This fall my CSA box has included many butternut squash. I’m not a huge fan of eating any kind of winter squash cooked and mashed. So I’ve been looking for different kinds of recipes to make squash in different and appetizing ways. Tonight, I decided to explorer the concept of make squash wontons or potstickers. I took my inspiration from two different recipes:
Because I was planning on serving these as an appetizer with a meal that was a Thai red curry beef, I didn’t want my wontons to include cheese. So I used a combination of the ingredients from several recipes but the cooking technique from another recipe. Here is what I ended up with.
Makes 20 wontons
- 1 cup pureed butternut squash
- 1/2 cup shiitake mushrooms
- 1/2 cup cremini mushrooms
- 2 green onions cut into 4 pieces
- 2 tbs soy sauce
- 1 tsp ginger paste
- 1 tsp minced garlic
- 1 tsp sesame oil
- 1 tbs sesame seeds
- 20 wonton skins cut so square
- Put the squash, mushrooms, onion, soy sauce, ginger, garlic, sesame oil into food processor and puree until smooth
- Place 3/4 teaspoon of mix into center of wonton skin fold skin diagonally to make a triangle and crimp edges
- Place wonton on baking sheet lined with parchment.

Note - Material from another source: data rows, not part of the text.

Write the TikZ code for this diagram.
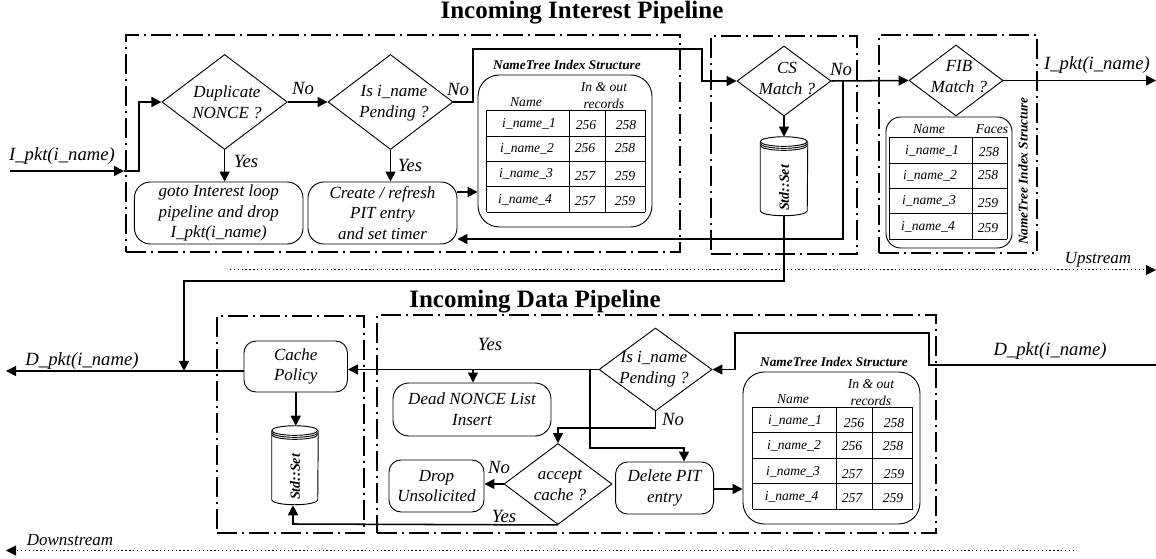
\documentclass[tikz,border=0pt]{standalone}
\usepackage{fontspec}
\setmainfont{Liberation Serif}
\usetikzlibrary{arrows.meta,shapes.geometric}
\tikzset{
  tip/.style={-{Triangle[length=7.5pt,width=7.5pt]}},
  conn/.style={line width=1.15pt,line join=miter},
  dots/.style={line width=0.75pt,dash pattern=on 1pt off 1.9pt},
  frame/.style={draw,line width=1pt,dash pattern=on 15pt off 3.5pt on 2pt off 3.5pt,inner sep=0pt},
  rbox/.style={draw,line width=0.7pt,rounded corners=12pt,inner sep=0pt,align=center,font=\fontsize{12.75}{15.5}\selectfont\itshape},
  sbox/.style={rbox,rounded corners=9pt},
  tbox/.style={draw,line width=0.7pt,rounded corners=16pt,inner sep=0pt},
  dec/.style={draw,diamond,aspect=1,line width=0.7pt,inner sep=0pt},
  body/.style={inner sep=0pt,align=center,font=\fontsize{12.75}{15.75}\selectfont\itshape},
  lab/.style={inner sep=0pt,font=\fontsize{14}{16}\selectfont\itshape},
  cell/.style={inner sep=0pt,align=center,font=\fontsize{10.2}{12.75}\selectfont\itshape},
  ntt/.style={inner sep=0pt,font=\fontsize{10}{12}\selectfont\bfseries\itshape},
  head/.style={inner sep=0pt,font=\fontsize{18.75}{22}\selectfont\bfseries},
  gridl/.style={line width=0.7pt},
  cylb/.style={line width=0.7pt},
}
\newcount\txcnt
\newcommand{\tx}[4]{\global\advance\txcnt by 1 \node[#1] (tx\the\txcnt) at (#2,#3) {#4};}
\newcommand{\shp}[7]{%
  \pgfmathsetmacro\bw{(#5-#3)*0.75}\pgfmathsetmacro\bh{(#6-#4)*0.75}%
  \node[#1,minimum width=\bw pt,minimum height=\bh pt] (#2) at ({(#3+#5)/2},{(#4+#6)/2}) {#7};}
\newcommand{\dia}[5]{%
  \pgfmathsetmacro\bw{#4*1.5}\pgfmathsetmacro\bh{#5*1.5}%
  \node[dec,minimum width=\bw pt,minimum height=\bh pt] (#1) at (#2,#3) {};}
\newcommand{\cyl}[6]{% name, cx, top, bottom, halfwidth, text-y
  \pgfmathsetmacro\cyw{#5*1.5}\pgfmathsetmacro\cyh{(#4-#3)*0.75}%
  \node[inner sep=0pt,minimum width=\cyw pt,minimum height=\cyh pt] (#1) at (#2,{(#3+#4)/2}) {};
  \draw[cylb] (#1.north west) ++(0,-3.6pt) coordinate (cy) arc[start angle=180,end angle=0,x radius=#5*0.75pt,y radius=3.6pt]
     arc[start angle=0,end angle=-180,x radius=#5*0.75pt,y radius=3.6pt];
  \draw[cylb] (cy) ++(0,-1.5pt) arc[start angle=180,end angle=360,x radius=#5*0.75pt,y radius=3.6pt];
  \draw[cylb] (cy) ++(0,-3pt) arc[start angle=180,end angle=360,x radius=#5*0.75pt,y radius=3.6pt];
  \draw[cylb] (cy) -- ++(0,{-\cyh pt+7.2pt})
     arc[start angle=180,end angle=360,x radius=#5*0.75pt,y radius=3.6pt] -- (cy -| #1.east);
  \tx{ntt,font=\fontsize{10.5}{12}\selectfont\bfseries\itshape,rotate=90}{#2}{#6}{Std::Set}}
\newcommand{\grid}[6]{%
  \foreach \yy in {#4} \draw[gridl] (#1,\yy)--(#2,\yy);
  \foreach \xx in {#1,#2,#3} \draw[gridl] (\xx,#5)--(\xx,#6);}
\begin{document}
\begin{tikzpicture}[x=0.75pt,y=-0.75pt]
\useasboundingbox (0,0) rectangle (1156,559);
% titles
\tx{head}{582}{13}{Incoming Interest Pipeline}
\tx{head}{535}{302}{Incoming Data Pipeline}
% frames
\shp{frame}{fa}{126}{35}{680}{252}{}
\shp{frame}{fb}{711}{36}{857}{254}{}
\shp{frame}{fc}{879}{35}{1037}{253}{}
\shp{frame}{fd}{217}{316}{364}{533}{}
\shp{frame}{fe}{377}{315}{936}{533}{}
% decisions top
\dia{dup}{224.6}{102}{62.7}{47.5}
\tx{body}{227}{102.5}{Duplicate\\NONCE ?}
\dia{pend}{390.5}{102}{62.5}{47.5}
\tx{body}{394}{103.5}{Is i\_name\\Pending ?}
\dia{cs}{784}{81}{47}{35}
\tx{body}{787}{78}{CS\\Match ?}
\dia{fib}{956}{80.5}{47}{35.5}
\tx{body}{959}{77}{FIB\\Match ?}
% boxes top
\shp{rbox}{goto}{134.4}{182}{303}{244}{goto Interest loop\\pipeline and drop\\I\_pkt(i\_name)}
\shp{rbox}{create}{308}{182}{457}{244}{Create / refresh\\PIT entry\\and set timer}
\shp{tbox}{nta}{478}{75}{652}{227}{}
\shp{tbox,rounded corners=11pt}{ntb}{886}{117}{1012}{248}{}
\cyl{csstore}{784}{137}{216}{23.5}{188}
% table A
\tx{ntt}{567}{65}{NameTree Index Structure}
\tx{cell}{526}{102.5}{Name}
\tx{cell}{604}{95.5}{In \& out\\records}
\grid{486.5}{645}{569,605}{110,136,161,186,212}{110}{212}
\tx{cell}{529}{124}{i\_name\_1}\tx{cell}{586}{125}{256}\tx{cell}{626}{125}{258}
\tx{cell}{527}{149}{i\_name\_2}\tx{cell}{585}{148}{256}\tx{cell}{625}{148}{258}
\tx{cell}{526}{174}{i\_name\_3}\tx{cell}{585}{176}{257}\tx{cell}{625}{176}{259}
\tx{cell}{525}{200}{i\_name\_4}\tx{cell}{585}{201}{257}\tx{cell}{625}{201}{259}
% table B
\tx{cell}{929}{129.5}{Name}\tx{cell}{992}{129}{Faces}
\grid{889}{1007}{972}{137,163,188,213,239}{137}{239}
\tx{cell}{932}{151}{i\_name\_1}\tx{cell}{989}{152}{258}
\tx{cell}{930}{176}{i\_name\_2}\tx{cell}{988}{175}{258}
\tx{cell}{929}{201}{i\_name\_3}\tx{cell}{988}{203}{259}
\tx{cell}{928}{227}{i\_name\_4}\tx{cell}{988}{228}{259}
\tx{ntt,rotate=90}{1023}{171}{NameTree Index Structure}
% top connectors
\coordinate (inS) at (9.5,171);
\coordinate (inE) at (124,171);
\coordinate (inK) at (139,171);
\draw[conn,tip] (inS) -- (inE);
\draw[conn,tip] (inE) -- (inK) |- (dup.west);
\draw[conn,tip] (dup.east) -- (pend.west);
\draw[conn,tip] (dup.south) -- (goto.north -| dup.south);
\draw[conn,tip] (pend.south) -- (create.north -| pend.south);
\coordinate (p1) at (473,49);
\coordinate (p2) at (702,49);
\draw[conn,tip] (pend.east) -| (p1) -- (p2) |- (cs.west);
\draw[conn,tip] (cs.east) -- (fib.west);
\coordinate (outE) at (1156,80.5);
\draw[conn,tip] (fib.east) -- (outE);
\coordinate (b1) at (843,81);
\coordinate (b2) at (843,239);
\draw[conn,tip] (b1) -- (b2) -- (create.east |- b2);
\coordinate (c1) at (457,192);
\draw[conn,tip] (c1) -- (nta.west |- c1);
\draw[conn,tip] (cs.south) -- (csstore.north);
\coordinate (usS) at (230,270);
\coordinate (usE) at (1156,270);
\draw[dots,tip] (usS) -- (usE);
% top labels
\tx{lab}{62}{156}{I\_pkt(i\_name)}
\tx{lab}{303}{88}{No}
\tx{lab}{458}{89}{No}
\tx{lab}{246}{161}{Yes}
\tx{lab}{410}{165}{Yes}
\tx{lab}{841}{69}{No}
\tx{lab}{1097}{65.5}{I\_pkt(i\_name)}
\tx{body}{1098}{260}{Upstream}
% lower shapes
\shp{sbox}{cache}{244}{341}{347.5}{392}{Cache\\Policy}
\cyl{dstore}{295}{426}{505}{23}{477}
\dia{dpend}{655.5}{369.5}{56.5}{41.5}
\tx{body}{654}{369}{Is i\_name\\Pending ?}
\shp{rbox}{dead}{393}{383}{551}{436}{Dead NONCE List\\Insert}
\dia{acc}{558}{484}{54}{40.5}
\tx{body}{560}{485.5}{accept\\cache ?}
\shp{sbox}{drop}{389}{460}{484}{512}{Drop\\Unsolicited}
\shp{sbox}{del}{615.6}{462}{713.6}{514}{Delete PIT\\entry}
\shp{tbox}{ntc}{743}{372}{920}{524}{}
% table C
\tx{ntt}{834}{362}{NameTree Index Structure}
\tx{cell}{793}{399}{Name}
\tx{cell}{871}{392.5}{In \& out\\records}
\grid{752.6}{912.6}{836,872.5}{407,432,458,483,509}{407}{509}
\tx{cell}{795}{421}{i\_name\_1}\tx{cell}{854}{423}{256}\tx{cell}{894}{423}{258}
\tx{cell}{794}{446}{i\_name\_2}\tx{cell}{852}{446}{256}\tx{cell}{893}{446}{258}
\tx{cell}{793}{472}{i\_name\_3}\tx{cell}{852}{474}{257}\tx{cell}{894}{474}{259}
\tx{cell}{791.6}{497}{i\_name\_4}\tx{cell}{852}{498}{257}\tx{cell}{893}{498}{259}
% lower connectors
\coordinate (d0) at (1156,365);
\coordinate (d1) at (929,365);
\coordinate (d2) at (929,333);
\coordinate (d3) at (735,333);
\draw[conn,tip] (d0) -- (d1) -- (d2) -- (d3) |- (dpend.east);
\draw[conn,tip] (dpend.west) -- (cache.east |- dpend.west);
\coordinate (y1) at (473,369.5);
\draw[conn,tip] (y1) -- (dead.north -| y1);
\coordinate (y2) at (590,369.5);
\coordinate (y3) at (590,448);
\coordinate (y4) at (684,448);
\draw[conn,tip] (y2) -- (y3) -- (y4) -- (del.north -| y4);
\coordinate (n1) at (655.5,428);
\draw[conn,tip] (dpend.south) -- (n1) -| (acc.north);
\draw[conn,tip] (acc.west) -- (drop.east |- acc.west);
\coordinate (s1) at (293,524);
\draw[conn,tip] (acc.south) -- (s1) -- (dstore.south -| s1);
\draw[conn,tip] (cache.south) -- (cache.south |- dstore.north);
\coordinate (e1) at (713.6,489);
\draw[conn,tip] (e1) -- (ntc.west |- e1);
\coordinate (dout) at (6,371);
\draw[conn,tip] (cache.west |- dout) -- (dout);
\coordinate (q1) at (784,281);
\coordinate (q2) at (184,281);
\coordinate (q3) at (184,371);
\draw[conn,tip] (csstore.south) -- (q1) -- (q2) -- (q3);
\coordinate (dsS) at (1074,550.5);
\coordinate (dsE) at (6,550.5);
\draw[dots,tip] (dsS) -- (dsE);
% lower labels
\tx{lab}{82}{361}{D\_pkt(i\_name)}
\tx{lab}{1050}{351}{D\_pkt(i\_name)}
\tx{lab}{490}{344}{Yes}
\tx{lab}{673}{419}{No}
\tx{lab}{499}{467}{No}
\tx{lab}{504}{516}{Yes}
\tx{body}{70}{540}{Downstream}
\end{tikzpicture}
\end{document}
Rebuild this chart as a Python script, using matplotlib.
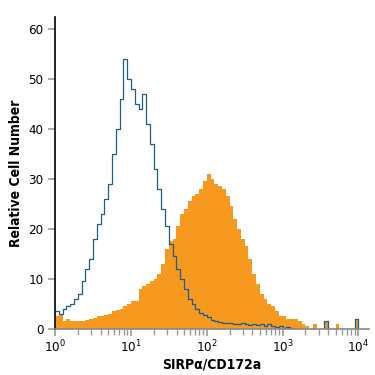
import numpy as np
import matplotlib
matplotlib.use("Agg")
import matplotlib.pyplot as plt

plt.rcParams['font.family'] = ['DejaVu Sans']
plt.rcParams['font.stretch'] = 'condensed'
plt.rcParams['mathtext.fontset'] = 'custom'
plt.rcParams['mathtext.rm'] = 'DejaVu Sans:stretch=condensed'

# log10 channel positions (bin left edges)
log_x = np.round(np.arange(0, 4.05, 0.05), 2)

# isotype control (blue outline)
blue_counts = [3.5, 3, 4, 4.5, 5, 6, 7, 9.5, 12, 14,
               18, 21, 23, 26, 29, 35, 40, 46, 54, 50,
               48, 45, 44, 47, 41, 37, 32, 28, 24, 20.5,
               17, 14.5, 12, 10, 8, 6, 5, 4, 3.2, 2.8,
               2.3, 1.8, 1.5, 1.3, 1.2, 1.2, 1.1, 1, 1, 1.2,
               1, 0.8, 1, 0.8, 1, 0.6, 1, 0.5, 0.3, 0.5,
               0.2, 0.3, 0, 0, 0, 0, 0, 0, 0, 0,
               0, 1.5, 0, 0, 0, 0, 0, 0, 0, 2, 0]

# SIRPa stained (orange filled)
orange_counts = [2.5, 3, 1.5, 2, 1.5, 1.5, 1.5, 1.5, 1.8, 2,
                 2.2, 2.5, 2.5, 2.8, 3, 3.5, 3.8, 4, 4.5, 5,
                 5.5, 5.5, 8, 8.5, 9, 9.5, 10, 11, 13, 16,
                 17.5, 18, 20.5, 23, 24, 25.5, 26.5, 27, 28, 29.5,
                 31, 30, 29, 28.5, 28, 26.5, 24.5, 22, 20, 18,
                 16.5, 14, 11, 9, 7, 6, 5, 4.5, 3.5, 2.5,
                 2.5, 2, 2, 2, 1.5, 1, 0.5, 0, 1, 0,
                 0, 1.5, 0, 0, 1, 0, 0, 0, 0, 2, 0]

x = 10 ** log_x

fig = plt.figure(figsize=(3.75, 3.75), dpi=100)
ax = fig.add_axes([0.147, 0.123, 0.837, 0.832])

ax.fill_between(x, orange_counts, step='post', color='#F7981F', lw=0)
ax.step(x, blue_counts, where='post', color='#1B5F8C', lw=0.9)
ax.plot([1.005, 1.005], [0, 31], color='#BFE0F0', lw=1.2)

ax.set_xscale('log')
ax.set_xlim(1, 10 ** 4.14)
ax.set_ylim(0, 62.4)
ax.set_yticks([0, 10, 20, 30, 40, 50, 60])
ax.set_xticks([1, 10, 100, 1000, 10000])
ax.set_xticklabels(['$10^0$', '$10^1$', '$10^2$', '$10^3$', '$10^4$'])

ax.spines['top'].set_visible(False)
ax.spines['right'].set_visible(False)
ax.spines['left'].set_color('black')
ax.spines['left'].set_linewidth(1.2)
ax.spines['bottom'].set_color('#888888')
ax.spines['bottom'].set_linewidth(1.2)

ax.tick_params(axis='both', which='major', color='#999999', width=1.2, length=5, labelsize=9.5)
ax.tick_params(axis='x', which='minor', color='#999999', width=1, length=4)
ax.tick_params(axis='x', pad=2)

ax.set_xlabel('SIRP\u03b1/CD172a', fontsize=10, labelpad=2, fontweight='semibold')
ax.set_ylabel('Relative Cell Number', fontsize=10, labelpad=4, fontweight='semibold')

fig.savefig('out.png', dpi=100)
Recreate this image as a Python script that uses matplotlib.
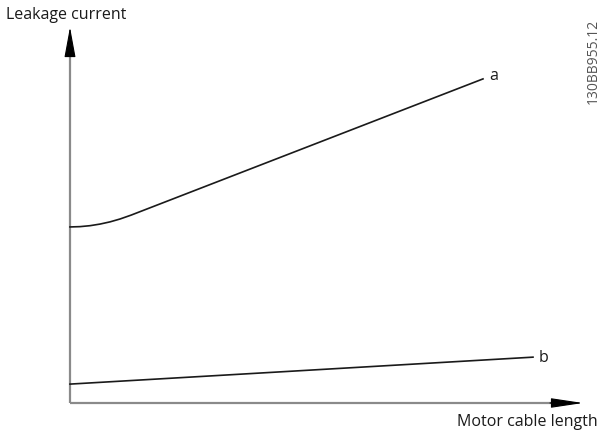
import matplotlib
matplotlib.use("Agg")
import matplotlib.pyplot as plt

# Data (arbitrary units)
a_x = [0.0, 0.2, 0.4, 0.6, 0.8, 1.0, 1.22, 8.26]
a_y = [5.03, 5.039, 5.066, 5.112, 5.175, 5.257, 5.367, 9.26]
b_x = [0.0, 9.26]
b_y = [0.54, 1.31]
x_label = "Motor cable length"
y_label = "Leakage current"
doc_id = "130BB955.12"

plt.rcParams['font.family'] = ['Open Sans', 'DejaVu Sans']

fig = plt.figure(figsize=(6, 4.35), dpi=100)
ax = fig.add_axes([70/600, 31/435, 500/600, 350/435])
ax.set_xlim(0, 10)
ax.set_ylim(0, 10)
ax.axis('off')

gray = '#8a8a8a'
# axis shafts
ax.plot([0, 0], [0, 10.2], color=gray, lw=1.6, clip_on=False, solid_capstyle='butt')
ax.plot([0, 9.8], [0, 0], color=gray, lw=1.6, clip_on=False, solid_capstyle='butt')
# arrowheads
ax.annotate('', xy=(0, 10.74), xytext=(0, 9.9),
            arrowprops=dict(arrowstyle='-|>,head_length=1.9,head_width=0.35', color='black', lw=0.8, shrinkA=0, shrinkB=0),
            annotation_clip=False)
ax.annotate('', xy=(10.26, 0), xytext=(9.6, 0),
            arrowprops=dict(arrowstyle='-|>,head_length=2.0,head_width=0.3', color='black', lw=0.8, shrinkA=0, shrinkB=0),
            annotation_clip=False)

ax.plot(a_x, a_y, color='#1a1a1a', lw=1.2, clip_on=False)
ax.plot(b_x, b_y, color='#1a1a1a', lw=1.2, clip_on=False)

ax.text(a_x[-1] + 0.12, a_y[-1] + 0.1, 'a', fontsize=11.5, ha='left', va='center', color='#1a1a1a')
ax.text(b_x[-1] + 0.12, b_y[-1] - 0.0, 'b', fontsize=11.5, ha='left', va='center', color='#1a1a1a')

fig.text(6/600, 1 - 15/435, y_label, fontsize=11.5, ha='left', va='center', color='#1a1a1a')
fig.text(598/600, 1 - 422/435, x_label, fontsize=11.5, ha='right', va='center', color='#1a1a1a')
fig.text(593/600, 1 - 104/435, doc_id, fontsize=10, rotation=90, ha='center', va='bottom', color='#555555')

fig.savefig('out.png', dpi=100)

- When all wontons are on sheet spray with cooking spray
- Bake at 375 degree on convection bake for 5 minutes
- Turn wontons bake 5 more minutes.
Technically you can fry these in a pan if you wanted to. They come out a little crispier and should be place on paper towels to drain/remove the grease. You need a deep fat fryer to do this or a pan that has enough oil in it to cover the wontons. The oil should be at 375 degrees. However, if you don’t want to directly measure the temperature, take a 1/4 of a wonton skin and drop into the oil. When the skin starts bubble and cook the oil is up to temperature. Add wontons to the pan a few at a time. You don’t want to crowd the pan while you fry them. Be super careful frying these if you use a pan. They brown pretty quick and you need to flip them to brown both sides. You don’t want to burn yourself with the grease as you work to cook them. You can see from the picture below that the pan fried ones come up crispy.
Overall I thought these were pretty flavorful but they really should have been served with a dipping sauce a smidge more salt. The upside is I have a lot of squash to try another batch where I tweak the recipe. I also could have chosen to put these on a pan and freeze them for future use. Likely I’ll do that with some in the next batch I make.